GOL's Transatlantic Routes Were Decided Before GOL Ordered the Jets
A carrier under bankruptcy protection just announced intercontinental flights. The departure boards don't show the spreadsheets behind them.
**GOL's selection of Lisbon and Paris as its A330neo launch routes isn't expansion strategy — it's constrained logic.** Every variable in the route-selection process pointed to the same two cities before the ink dried on the aircraft order.
Start with Guarulhos–Lisbon. Brazil and Portugal operate under a liberal bilateral agreement with no capacity caps, which reduces regulatory friction to effectively zero. The corridor already carries proven demand — LATAM and TAP both serve it — meaning GOL enters a validated market rather than pioneering one. And the diaspora traffic density on GRU-LIS produces the kind of load factor reliability that a Chapter 15 restructuring makes existentially necessary. You don't gamble on thin demand when your creditors are watching.

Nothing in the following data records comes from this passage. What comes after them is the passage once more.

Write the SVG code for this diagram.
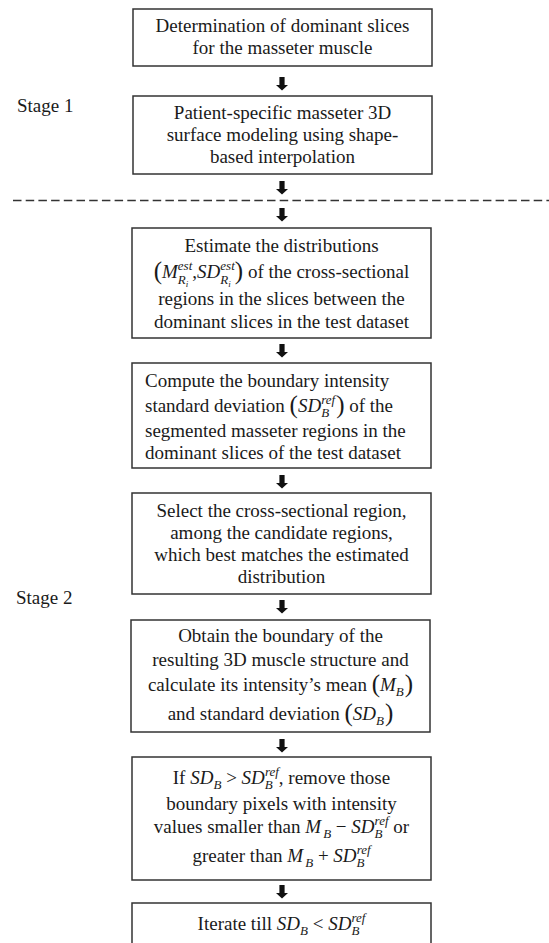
<svg xmlns="http://www.w3.org/2000/svg" width="549" height="943" viewBox="0 0 549 943">
<defs>
<style>
.box{fill:#fff;stroke:#333;stroke-width:1.5}
.t{font-family:"Liberation Serif","Times New Roman",serif;font-size:19px;fill:#1a1a1a}
.c{text-anchor:middle}
.i{font-style:italic}
.s{font-size:13px;font-style:italic}
.ss{font-size:9px;font-style:italic}
.p{font-size:25px}
.arrow{fill:#111}
.dash{stroke:#333;stroke-width:1.3;stroke-dasharray:8.5 4.2;fill:none}
</style>
<path id="arr" d="M-2.6,0 H2.6 V8 H6 L0,13.5 L-6,8 H-2.6 Z"/>
</defs>
<rect width="549" height="943" fill="#fff"/>
<text class="t" x="17" y="112">Stage 1</text>
<text class="t" x="16" y="604">Stage 2</text>
<g id="connectors">
<line class="dash" x1="13" y1="200.5" x2="549" y2="200.5"/>
<use href="#arr" class="arrow" x="282" y="77"/>
<use href="#arr" class="arrow" x="282" y="181"/>
<use href="#arr" class="arrow" x="282" y="208"/>
<use href="#arr" class="arrow" x="282" y="344"/>
<use href="#arr" class="arrow" x="282" y="475"/>
<use href="#arr" class="arrow" x="282" y="600"/>
<use href="#arr" class="arrow" x="282" y="739"/>
<use href="#arr" class="arrow" x="282" y="885"/>
</g>
<g id="n1">
<rect class="box" x="133" y="9" width="299" height="57"/>
<text class="t c" x="282.5" y="32">Determination of dominant slices</text>
<text class="t c" x="282.5" y="54">for the masseter muscle</text>
</g>
<g id="n2">
<rect class="box" x="133" y="96" width="299" height="78"/>
<text class="t c" x="282.5" y="119">Patient-specific masseter 3D</text>
<text class="t c" x="282.5" y="141">surface modeling using shape-</text>
<text class="t c" x="282.5" y="163">based interpolation</text>
</g>
<g id="n3">
<rect class="box" x="132" y="228" width="299" height="110"/>
<text class="t c" x="281.5" y="252">Estimate the distributions</text>
<text class="t c" x="281.5" y="278"><tspan class="p" dy="1">(</tspan><tspan class="i" dy="-1">M</tspan><tspan class="s" dy="-8">est</tspan><tspan class="s" dx="-14.4" dy="14">R</tspan><tspan class="ss" dy="3">i</tspan><tspan dx="4" dy="-9">,</tspan><tspan class="i">SD</tspan><tspan class="s" dy="-8">est</tspan><tspan class="s" dx="-14.4" dy="14">R</tspan><tspan class="ss" dy="3">i</tspan><tspan class="p" dx="4" dy="-8">)</tspan><tspan dy="-1"> of the cross-sectional</tspan></text>
<text class="t c" x="281.5" y="305">regions in the slices between the</text>
<text class="t c" x="281.5" y="328">dominant slices in the test dataset</text>
</g>
<g id="n4">
<rect class="box" x="132" y="363" width="299" height="105"/>
<text class="t" x="145" y="387">Compute the boundary intensity</text>
<text class="t" x="145" y="412">standard deviation <tspan class="p" dy="1">(</tspan><tspan class="i" dy="-1">SD</tspan><tspan class="s" dy="5">B</tspan><tspan class="s" dx="-7.9" dy="-13">ref</tspan><tspan class="p" dx="1" dy="9">)</tspan><tspan dy="-1"> of the</tspan></text>
<text class="t" x="145" y="437">segmented masseter regions in the</text>
<text class="t" x="145" y="459">dominant slices of the test dataset</text>
</g>
<g id="n5">
<rect class="box" x="132" y="493" width="299" height="101"/>
<text class="t c" x="281.5" y="517">Select the cross-sectional region,</text>
<text class="t c" x="281.5" y="539">among the candidate regions,</text>
<text class="t c" x="281.5" y="561">which best matches the estimated</text>
<text class="t c" x="281.5" y="583">distribution</text>
</g>
<g id="n6">
<rect class="box" x="131" y="620" width="299" height="112"/>
<text class="t c" x="280.5" y="642">Obtain the boundary of the</text>
<text class="t c" x="280.5" y="666">resulting 3D muscle structure and</text>
<text class="t c" x="280.5" y="691">calculate its intensity’s mean <tspan class="p" dy="1">(</tspan><tspan class="i" dy="-1">M</tspan><tspan class="s" dy="5">B</tspan><tspan class="p" dx="1" dy="-4">)</tspan></text>
<text class="t c" x="280.5" y="720">and standard deviation <tspan class="p" dy="1">(</tspan><tspan class="i" dy="-1">SD</tspan><tspan class="s" dy="5">B</tspan><tspan class="p" dx="1" dy="-4">)</tspan></text>
</g>
<g id="n7">
<rect class="box" x="132" y="757" width="299" height="123"/>
<text class="t c" x="281.5" y="784">If <tspan class="i">SD</tspan><tspan class="s" dy="5">B</tspan><tspan dy="-5"> &gt; </tspan><tspan class="i">SD</tspan><tspan class="s" dy="5">B</tspan><tspan class="s" dx="-7.9" dy="-13">ref</tspan><tspan dy="8">, remove those</tspan></text>
<text class="t c" x="281.5" y="810">boundary pixels with intensity</text>
<text class="t c" x="281.5" y="833">values smaller than  <tspan class="i">M</tspan><tspan class="s" dx="2" dy="5">B</tspan><tspan dy="-5"> − </tspan><tspan class="i">SD</tspan><tspan class="s" dy="5">B</tspan><tspan class="s" dx="-7.9" dy="-13">ref</tspan><tspan dy="8">  or</tspan></text>
<text class="t c" x="281.5" y="862">greater than  <tspan class="i">M</tspan><tspan class="s" dx="2" dy="5">B</tspan><tspan dy="-5"> + </tspan><tspan class="i">SD</tspan><tspan class="s" dy="5">B</tspan><tspan class="s" dx="-7.9" dy="-13">ref</tspan></text>
</g>
<g id="n8">
<rect class="box" x="132" y="903" width="299" height="50"/>
<text class="t c" x="281.5" y="930">Iterate till  <tspan class="i">SD</tspan><tspan class="s" dy="5">B</tspan><tspan dy="-5"> &lt; </tspan><tspan class="i">SD</tspan><tspan class="s" dy="5">B</tspan><tspan class="s" dx="-7.9" dy="-13">ref</tspan></text>
</g>
</svg>
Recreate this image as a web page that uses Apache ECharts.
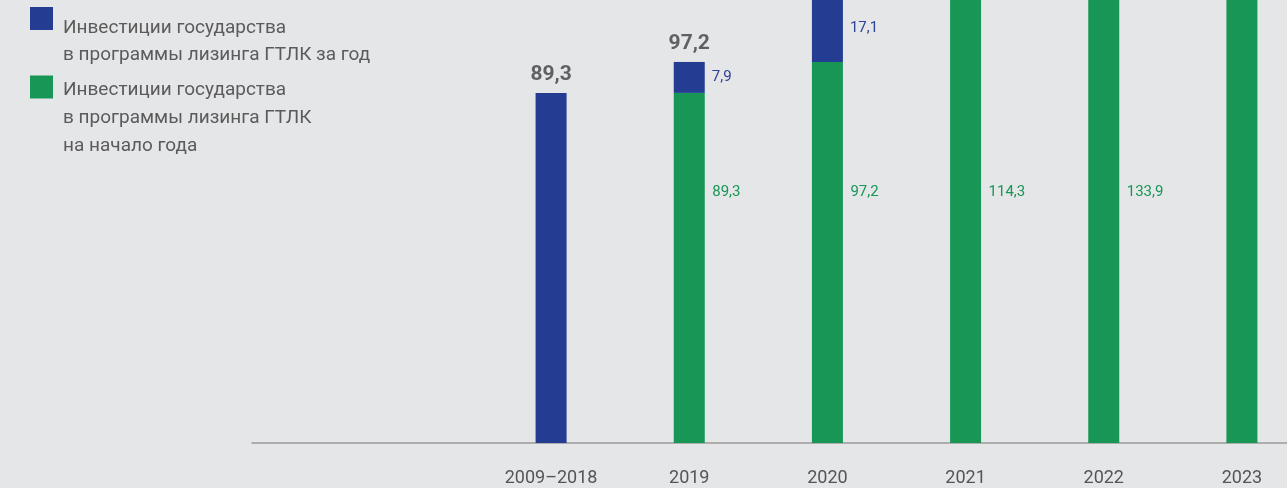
<!DOCTYPE html>
<html>
<head>
<meta charset="utf-8">
<script src="https://cdn.jsdelivr.net/npm/echarts@6/dist/echarts.min.js"></script>
<style>
  html, body { margin: 0; padding: 0; background: #e5e6e8; }
  #chart { width: 1287px; height: 488px; }
</style>
</head>
<body>
<div id="chart"></div>
<script>
// категории и значения (млрд руб.)
const years = ['2009–2018', '2019', '2020', '2021', '2022', '2023']
// на начало года (зелёный)
const startOfYear = [null, 89.3, 97.2, 114.3, 133.9, 152.0]
// за год (синий); верх 2021–2023 обрезан, значения оценочные
const perYear = [89.3, 7.9, 17.1, 19.6, 18.1, null]

const seriesNames = [
  'Инвестиции государства\nв программы лизинга ГТЛК за год',
  'Инвестиции государства\nв программы лизинга ГТЛК\nна начало года'
]

const BLUE = '#243d92'
const GREEN = '#179656'
const fmt = (v) => Number(v).toFixed(1).replace('.', ',')

const totals = years.map((_, i) => {
  const s = (startOfYear[i] || 0) + (perYear[i] || 0)
  return s ? +s.toFixed(1) : null
})

const chart = echarts.init(document.getElementById('chart'))

// подпись легенды: пустая строка-отступ сверху, чтобы квадрат стоял у первой строки
const legendItem = (top, spacer, lh) => ({
  left: 25,
  top: top,
  orient: 'vertical',
  itemWidth: 23,
  itemHeight: 23,
  itemGap: 0,
  icon: 'rect',
  selectedMode: false,
  formatter: (name) =>
    '{s| }\n' + name.split('\n').map((l) => '{t|' + l + '}').join('\n'),
  textStyle: {
    padding: [0, 0, 0, 5],
    rich: {
      s: { lineHeight: spacer, fontSize: 1 },
      t: { color: '#5b5b5b', fontSize: 19, fontFamily: 'Roboto', lineHeight: lh }
    }
  }
})

const option = {
  backgroundColor: '#e5e6e8',
  animation: false,
  legend: [
    Object.assign(legendItem(-14, 46, 27), { data: [seriesNames[0]] }),
    Object.assign(legendItem(39.5, 63, 28), { data: [seriesNames[1]] })
  ],
  grid: [
    // основная область: верх столбцов уходит за пределы кадра
    { left: 482, right: -24, bottom: 45, top: 0, outerBoundsMode: 'none' },
    // только линия оси
    { left: 252, right: 0, bottom: 45, height: 1, outerBoundsMode: 'none' }
  ],
  xAxis: [
    {
      type: 'category',
      gridIndex: 0,
      data: years,
      axisLine: { show: false },
      axisTick: { show: false },
      axisLabel: {
        color: '#555',
        fontSize: 18,
        fontFamily: 'Roboto',
        margin: 26
      }
    },
    {
      type: 'value',
      gridIndex: 1,
      axisLine: { show: true, lineStyle: { color: '#9a9a9a', width: 1.5 } },
      axisTick: { show: false },
      axisLabel: { show: false },
      splitLine: { show: false }
    }
  ],
  yAxis: [
    { type: 'value', gridIndex: 0, min: 0, max: 113, show: false },
    { type: 'value', gridIndex: 1, show: false }
  ],
  series: [
    {
      name: seriesNames[1],
      type: 'bar',
      stack: 'total',
      barWidth: 31,
      clip: false,
      itemStyle: { color: GREEN },
      data: startOfYear.map((v, i) =>
        i === years.length - 1 ? { value: v, label: { show: false } } : v
      ),
      label: {
        show: true,
        position: 'insideBottom',
        distance: 0,
        align: 'left',
        verticalAlign: 'middle',
        offset: [23, -251],
        color: GREEN,
        fontSize: 15,
        fontFamily: 'Roboto',
        formatter: (p) => fmt(p.value)
      }
    },
    {
      name: seriesNames[0],
      type: 'bar',
      stack: 'total',
      barWidth: 31,
      clip: false,
      itemStyle: { color: BLUE },
      data: perYear,
      label: {
        show: true,
        position: 'right',
        distance: 7,
        color: '#2e4396',
        fontSize: 15,
        fontFamily: 'Roboto',
        formatter: (p) => (startOfYear[p.dataIndex] == null ? '' : fmt(p.value))
      }
    },
    {
      name: 'total',
      type: 'scatter',
      symbolSize: 0,
      clip: false,
      data: totals,
      label: {
        show: true,
        position: 'top',
        distance: 8,
        color: '#3f3f3f',
        fontSize: 21,
        fontWeight: 'bold',
        fontFamily: 'Roboto',
        lineHeight: 21,
        formatter: (p) => fmt(p.value)
      }
    }
  ]
}

chart.setOption(option)
</script>
</body>
</html>
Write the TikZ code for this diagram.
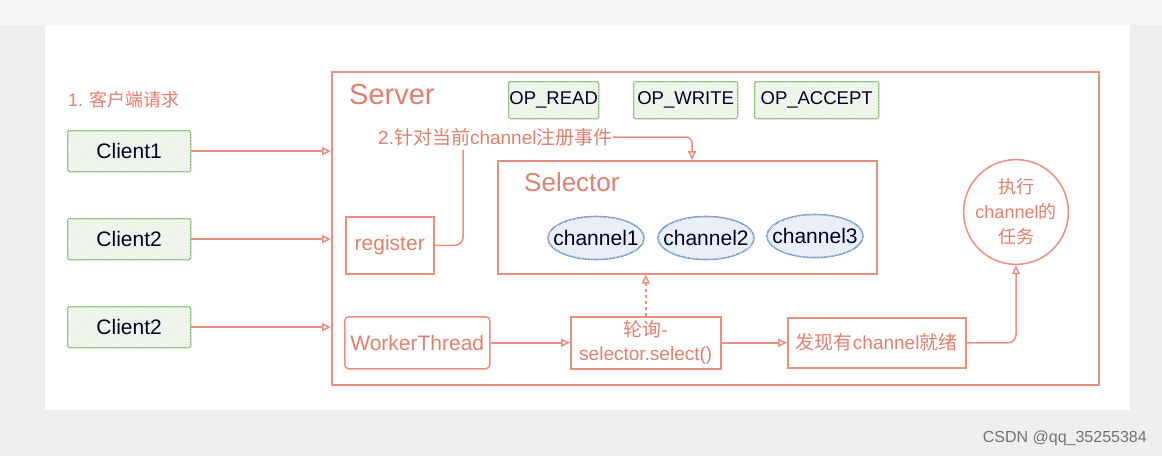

**The aircraft makes the economics work.** The Trent 7000-powered A330neo burns roughly 25% less fuel per seat than the ceo variant it replaces. That unit cost reduction is what tips a sub-300-seat transatlantic operation from marginal to viable — routes that couldn't support a widebody a decade ago now can.
Paris is the second move, and the smarter one. CDG adds a SkyTeam hub connection, giving GOL interline reach across the continent without operating a third or fourth long-haul frame. Two aircraft, two routes, one continent's worth of onward connectivity through Air France's network.
GOL isn't announcing ambition here. It's announcing the only two routes the numbers permitted — which, as it happens, are exactly the right two routes to build a transatlantic business on.